Amar Bhattacharya of the Independent High-Level Expert Group highlighted the role of concessional finance, multilateral development banks, finance ministries and private capital in mobilising larger flows of climate finance.
Meanwhile, the Climate Policy Initiative presented work on the Climate Finance Reform Compass, a monitoring framework intended to track progress under the Roadmap and related finance measures.
However, questions remained about what exactly the Roadmap is meant to achieve — or can achieve in practical terms. Saudi Arabia, speaking on behalf of the Arab Group, described the Roadmap report as less a detailed plan than a “menu of options” from which different actors could choose.
This framing was broadly echoed across interventions from developing country groupings such as Independent Association of Latin America and the Caribbean, or AILAC, and Colombia, as well as civil society. The UAE stressed the need not to dilute the focus on developed country obligations in this context.

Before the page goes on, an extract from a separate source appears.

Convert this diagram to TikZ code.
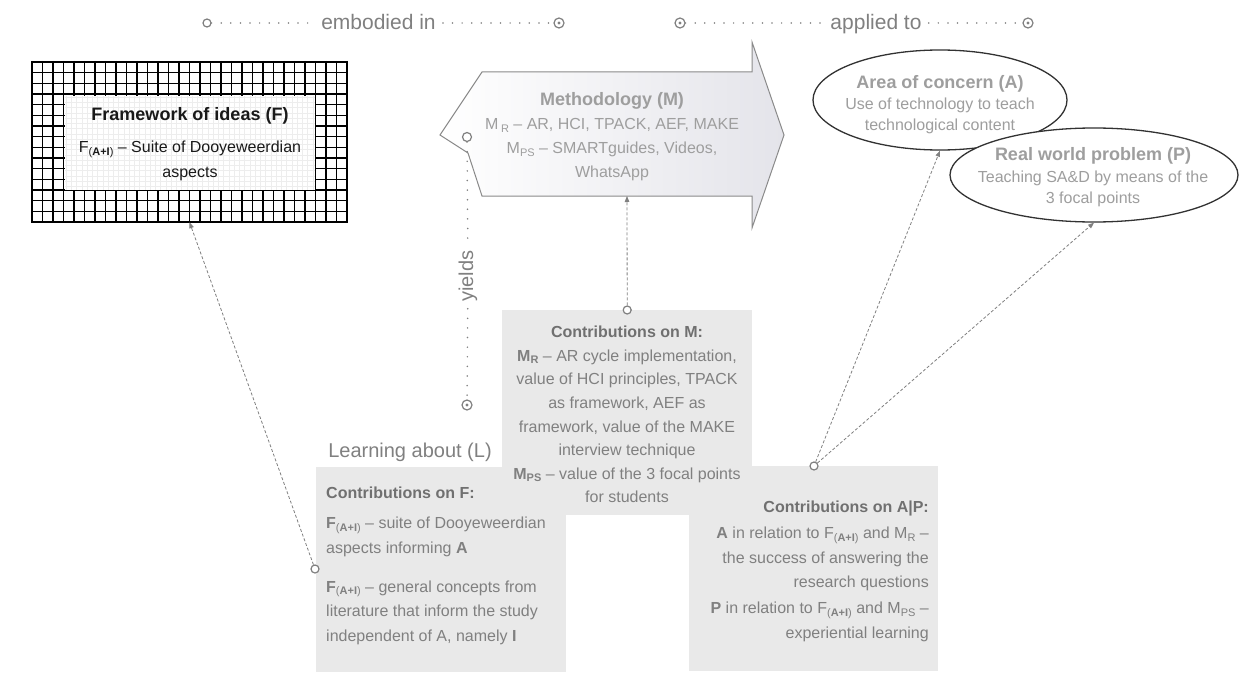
\documentclass[tikz,border=0pt]{standalone}
\usepackage{fontspec}
\setmainfont{Liberation Sans}
\usetikzlibrary{arrows.meta,shapes.geometric}

\definecolor{boxgray}{RGB}{233,233,233}
\definecolor{txtgray}{RGB}{128,128,128}
\definecolor{ttlgray}{RGB}{112,112,112}
\definecolor{palegray}{RGB}{158,158,158}
\definecolor{linegray}{RGB}{128,128,128}
\definecolor{edgegray}{RGB}{138,138,138}
\definecolor{ellipseedge}{RGB}{50,50,50}
\definecolor{lavgray}{RGB}{228,228,234}
\definecolor{inktext}{RGB}{25,25,25}

% small lowered index text such as (A+I), R, PS
\newcommand{\idx}[1]{\raisebox{-0.3ex}{\fontsize{11}{11}\selectfont #1}}

\begin{document}
\begin{tikzpicture}[x=1pt,y=-1pt,
  every node/.style={inner sep=0pt},
  dotline/.style={draw=linegray, line width=1.7pt, line cap=round, dash pattern=on 0pt off 9.6pt},
  dasharrow/.style={draw=linegray, line width=0.8pt, dash pattern=on 3pt off 2pt,
    -{Triangle[length=6pt,width=4.5pt]}},
  opencirc/.style={circle, draw=linegray, fill=white, line width=1.2pt, minimum size=8pt},
  dotcirc/.style={opencirc, minimum size=10pt,
    path picture={\fill[linegray] (path picture bounding box.center) circle[radius=1.6pt];}},
  graybox/.style={fill=boxgray, minimum width=250pt, minimum height=205pt, anchor=north west},
  bodytxt/.style={font=\fontsize{16}{24.5}\selectfont, text=txtgray},
  toplabel/.style={font=\fontsize{21}{24}\selectfont, text=linegray, inner xsep=7pt},
  ellipsebox/.style={ellipse, draw=ellipseedge, line width=1.3pt, fill=white},
  gridline/.style={draw=black, line width=1.1pt},
  faintline/.style={draw=black!7, line width=0.5pt}
]
\useasboundingbox (0,0) rectangle (1239,677);
\fill[white] (0,0) rectangle (1239,677);

% ---------- Framework of ideas: hatched grid frame ----------
\foreach \i in {0,...,30}
  \draw[gridline] ({32+\i*10.5},61) -- ({32+\i*10.5},223);
\foreach \j in {0,...,15}
  \draw[gridline] (31,{62+\j*10.6667}) -- (348,{62+\j*10.6667});
\fill[white] (65,95.5) rectangle (314.5,189.5);
\foreach \i in {0,...,47}
  \draw[faintline] ({66+\i*5.25},95.5) -- ({66+\i*5.25},189.5);
\foreach \j in {0,...,17}
  \draw[faintline] (65,{97+\j*5.25}) -- (314.5,{97+\j*5.25});
\node[minimum width=315pt, minimum height=160pt] (Fgrid) at (189.5,142) {};
\node[align=center, text=inktext, font=\fontsize{16}{25}\selectfont] (F) at (190,144.5)
  {{\fontsize{18}{25}\selectfont\bfseries Framework of ideas (F)}\\[7pt]
   F\idx{(\textbf{A+I})} – Suite of Dooyeweerdian\\
   aspects};

% ---------- Methodology arrow ----------
\draw[draw=edgegray, line width=1pt, left color=white, right color=lavgray]
  (482,72) -- (752,72) -- (752,42) -- (784,135) -- (752,228) -- (752,196)
  -- (482,196) -- (468,153) -- (440,135) -- cycle;
\coordinate (mbot) at (627,196);
\node[align=center, text=palegray, font=\fontsize{16}{24}\selectfont] (Mtxt) at (612,137)
  {{\fontsize{18}{24}\selectfont\bfseries Methodology (M)}\\
   M\,\idx{R} – AR, HCI, TPACK, AEF, MAKE\\
   M\idx{PS} – SMARTguides, Videos,\\
   WhatsApp};

% ---------- Area of concern and real world problem ----------
\node[ellipsebox, minimum width=254pt, minimum height=100pt] (A) at (940,100) {};
\node[align=center, text=palegray, font=\fontsize{16}{21}\selectfont] (Atxt) at (940,105)
  {{\fontsize{18}{21}\selectfont\bfseries Area of concern (A)}\\
   Use of technology to teach\\
   technological content};
\node[ellipsebox, minimum width=288pt, minimum height=94pt] (P) at (1094,175) {};
\node[align=center, text=palegray, font=\fontsize{16}{21.5}\selectfont] (Ptxt) at (1093,177.5)
  {{\fontsize{18}{21.5}\selectfont\bfseries Real world problem (P)}\\
   Teaching SA\&D by means of the\\
   3 focal points};

% ---------- Contribution boxes ----------
\node[graybox] (Lbox) at (316,467) {};
\node[graybox, minimum width=249pt] (APbox) at (689,466) {};
\node[graybox] (Mbox) at (502,310) {};

\node[font=\fontsize{20}{24}\selectfont, text=txtgray, anchor=base] (Ltitle) at (410,457)
  {Learning about (L)};

\node[bodytxt, align=left, anchor=north west] (Ltxt) at (326,487)
  {{\bfseries\color{ttlgray}Contributions on F:}\\[5.5pt]
   \textbf{F}\idx{(\textbf{A+I})} – suite of Dooyeweerdian\\
   aspects informing \textbf{A}\\[14.5pt]
   \textbf{F}\idx{(\textbf{A+I})} – general concepts from\\
   literature that inform the study\\
   independent of A, namely \textbf{I}};

\node[bodytxt, font=\fontsize{16}{23.6}\selectfont, align=center, anchor=north] (Mctxt) at (627,326)
  {{\bfseries\color{ttlgray}Contributions on M:}\\
   \textbf{M}\idx{\textbf{R}} – AR cycle implementation,\\
   value of HCI principles, TPACK\\
   as framework, AEF as\\
   framework, value of the MAKE\\
   interview technique\\
   \textbf{M}\idx{\textbf{PS}} – value of the 3 focal points\\
   for students};

\node[bodytxt, align=right, anchor=north east] (APtxt) at (929,501)
  {{\bfseries\color{ttlgray}Contributions on A|P:}\\[1.5pt]
   \textbf{A} in relation to F\idx{(\textbf{A+I})} and M\idx{R} –\\
   the success of answering the\\
   research questions\\[1.5pt]
   \textbf{P} in relation to F\idx{(\textbf{A+I})} and M\idx{PS} –\\
   experiential learning};

% ---------- top relations ----------
\node[opencirc] (e1) at (207,23) {};
\node[toplabel, anchor=base] (etxt) at (378.5,30) {embodied in};
\node[dotcirc] (e2) at (559,23) {};
\draw[dotline] (e1) -- (etxt.west |- e1);
\draw[dotline] (etxt.east |- e2) -- (e2);

\node[dotcirc] (a1) at (680,23) {};
\node[toplabel, anchor=base] (atxt) at (876,30) {applied to};
\node[dotcirc] (a2) at (1028,23) {};
\draw[dotline] (a1) -- (atxt.west |- a1);
\draw[dotline] (atxt.east |- a2) -- (a2);

% ---------- yields ----------
\node[opencirc, minimum size=9pt] (y1) at (467,137) {};
\node[font=\fontsize{20}{24}\selectfont, text=linegray, rotate=90, inner xsep=7pt] (ytxt) at (468,276) {yields};
\node[dotcirc] (y2) at (467,405) {};
\draw[dotline] (y1) -- (ytxt);
\draw[dotline] (ytxt) -- (y2);

% ---------- contribution connectors ----------
\node[opencirc] (fc) at (315,569) {};
\draw[dasharrow] (fc) -- (Fgrid.south);

\node[opencirc] (mc) at (Mbox.north) {};
\draw[dasharrow] (mc) -- (mbot);

\node[opencirc] (pc) at (814,466) {};
\draw[dasharrow] (pc) -- (A.south);
\draw[dasharrow] (pc) -- (P.south);
\end{tikzpicture}
\end{document}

Emphasis was also placed on the worrying trend of declining climate finance provision across the board, particularly within UNFCCC funds. Speakers referred to the lack of replenishment so far of the Fund for Responding to Loss and Damage, the Green Climate Fund and the Adaptation Fund.
The European Union, on the other hand, stressed that implementation would require actors beyond the UNFCCC process, including investors, development banks and national governments. It focused on solutions such as carbon pricing as essential to operationalising the Roadmap.
The strain of the current geopolitical moment loomed large over the climate finance discussions. The absence of the United States was felt less in empty chairs than in shrinking UNFCCC fund contributions. Retreating development aid was referenced across rooms.
The Addis COP is expected to be an adaptation COP, while the road to Antalya is marked by growing attention to the transition away from fossil fuels. But, as always, the means of implementing any transition — finance — remains the central strand connecting all tracks.
Alongside these discussions, work on the Standing Committee on Finance, the Adaptation Fund and adaptation indicators is expected to continue.